As a small business owner selling professional services as a consultant, professional, or coach, you’re no doubt aware of the power of email marketing. It remains the single best effective way to communicate one-on-one with your prospects and customers.
And, despite all the inroads social media marketing has made, your primary objective with all other forms of marketing should be to get people to sign up for your list. And I’ll be writing future posts about how to do that.
But let’s say you’ve signed up for an autoresponder, and you’ve got mechanisms out there that are drawing people in and signing up for your list.
Okay, great. Now what? How do you most effectively communicate with them? How do you write those messages?
That’s where these three key questions come in:
#1: WHO?
Who do you want to speak to? This is all about knowing your audience and what you’re offering.
Who is your ideal customer? Not generally, but specifically.
Male? Female? Consultant? Coach? Other professional?
What do they do for a living? Where do they work – at home? Or in an office?
What age group are they? Are they single? Married? Have kids? Do they live in the burbs? The Big City? Or in a cabin in the woods?
Are they on Facebook, LinkedIn, Instagram, or what? What publications do they read? Who are their favorite authors? What podcasts do they listen to? What’s on their mind a lot of the time? What are their dreams? What do they aspire to?
Ideally, you literally want to be able to write to ONE person. You’ve heard the term “avatar”, right? (Not just the movie version).
You want to be able to describe your ideal customer so well that you can create a picture of that person, find a picture of them online somewhere, print it out, and then post it somewhere in your office so you can see them when you’re writing your emails.
Yeah … that kind of specificity.
#2: WHAT?
What – exactly – do you want to say to them?

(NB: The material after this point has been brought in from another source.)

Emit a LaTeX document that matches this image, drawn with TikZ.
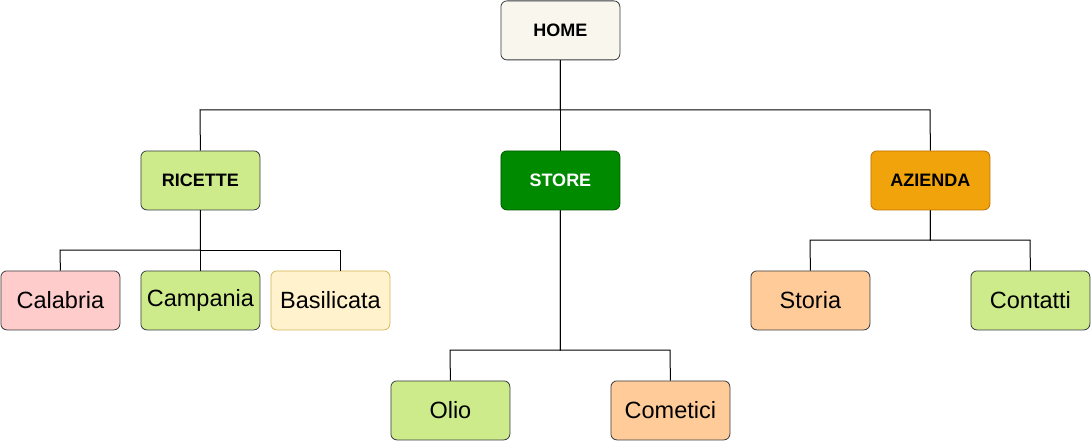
\documentclass[tikz,border=0pt]{standalone}
\usepackage{fontspec}
\setmainfont{Liberation Sans}
\definecolor{homefill}{HTML}{F9F7ED}
\definecolor{darkstroke}{HTML}{36393D}
\definecolor{storefill}{HTML}{008A00}
\definecolor{storestroke}{HTML}{005700}
\definecolor{azfill}{HTML}{F0A30A}
\definecolor{azstroke}{HTML}{BD7000}
\definecolor{greenfill}{HTML}{CDEB8B}
\definecolor{pinkfill}{HTML}{FFCCCC}
\definecolor{yellowfill}{HTML}{FFF2CC}
\definecolor{yellowstroke}{HTML}{D6B656}
\definecolor{orangefill}{HTML}{FFCC99}
\tikzset{
  box/.style={rectangle, rounded corners=6pt, minimum width=119pt, minimum height=59pt, inner sep=0pt, line width=0.8pt, draw=darkstroke, anchor=north west},
  bigtxt/.style={font=\fontsize{23.5}{27}\selectfont},
  boldtxt/.style={font=\fontsize{18}{21}\selectfont\bfseries},
  conn/.style={line width=1pt, black},
}
\begin{document}
\begin{tikzpicture}[x=1pt,y=-1pt]
\useasboundingbox (0,0) rectangle (1091,441);
\node[box, boldtxt, fill=homefill] (home) at (500.5,0.5) {HOME};
\node[box, boldtxt, fill=greenfill] (ricette) at (140.5,150.5) {RICETTE};
\node[box, boldtxt, fill=storefill, draw=storestroke, text=white] (store) at (500.5,150.5) {STORE};
\node[box, boldtxt, fill=azfill, draw=azstroke] (azienda) at (870.5,150.5) {AZIENDA};
\node[box, bigtxt, fill=pinkfill] (calabria) at (0.5,270.5) {Calabria};
\node[box, bigtxt, fill=greenfill] (campania) at (140.5,270.5) {Campania};
\node[box, bigtxt, fill=yellowfill, draw=yellowstroke] (basilicata) at (270.5,270.5) {Basilicata};
\node[box, bigtxt, fill=orangefill] (storia) at (750.5,270.5) {Storia};
\node[box, bigtxt, fill=greenfill] (contatti) at (970.5,270.5) {Contatti};
\node[box, bigtxt, fill=greenfill] (olio) at (390.5,380.5) {Olio};
\node[box, bigtxt, fill=orangefill] (cometici) at (610.5,380.5) {Cometici};
\coordinate (bx) at (340,0);
% connectors
\draw[conn] (home.south) |- (200,110) -- (ricette.north);
\draw[conn] (home.south) -- (store.north);
\draw[conn] (home.south) |- (930,110) -- (azienda.north);
\draw[conn] (ricette.south) |- (60,250) -- (calabria.north);
\draw[conn] (ricette.south) -- (campania.north);
\draw[conn] (ricette.south) |- (340,250) -- (basilicata.north -| bx);
\draw[conn] (store.south) |- (450,350) -- (olio.north);
\draw[conn] (store.south) |- (670,350) -- (cometici.north);
\draw[conn] (azienda.south) |- (810,240) -- (storia.north);
\draw[conn] (azienda.south) |- (1030,240) -- (contatti.north);
\end{tikzpicture}
\end{document}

What are you offering to them? And what do you want them to do?
This – again – comes from knowing your avatar really well, knowing what their big challenge is, and then matching your solution and message to their problem.
What is the big challenge you can solve for them? Do you have a system that can save them time? Bring them more prospects? Or maybe offloads “stuff” that frees their time to focus on what they do best?
Keep it simple. With the short attention spans in our hyper-info society, you’ve got to stay on point. Have one focus for each email you send out.
#3: HOW?
How do you want to say it to them?
This is where knowing how they feel about the problem is critical. People don’t make decisions based on logic, they make them based on how they feel.
You need to tap into that feeling so they know you “get” them.
So what’s the best way to do that?
Is it in a metaphor? A customer success story? Or maybe your own story about how you overcame a challenge by coming up with the solution that you did? There are many tactics for doing this. You just need to find the one that best matches your service with your audience.
How do they feel about it? What words would they use to describe it?
Those are the three questions you must consider when doing email marketing – Who, What and How.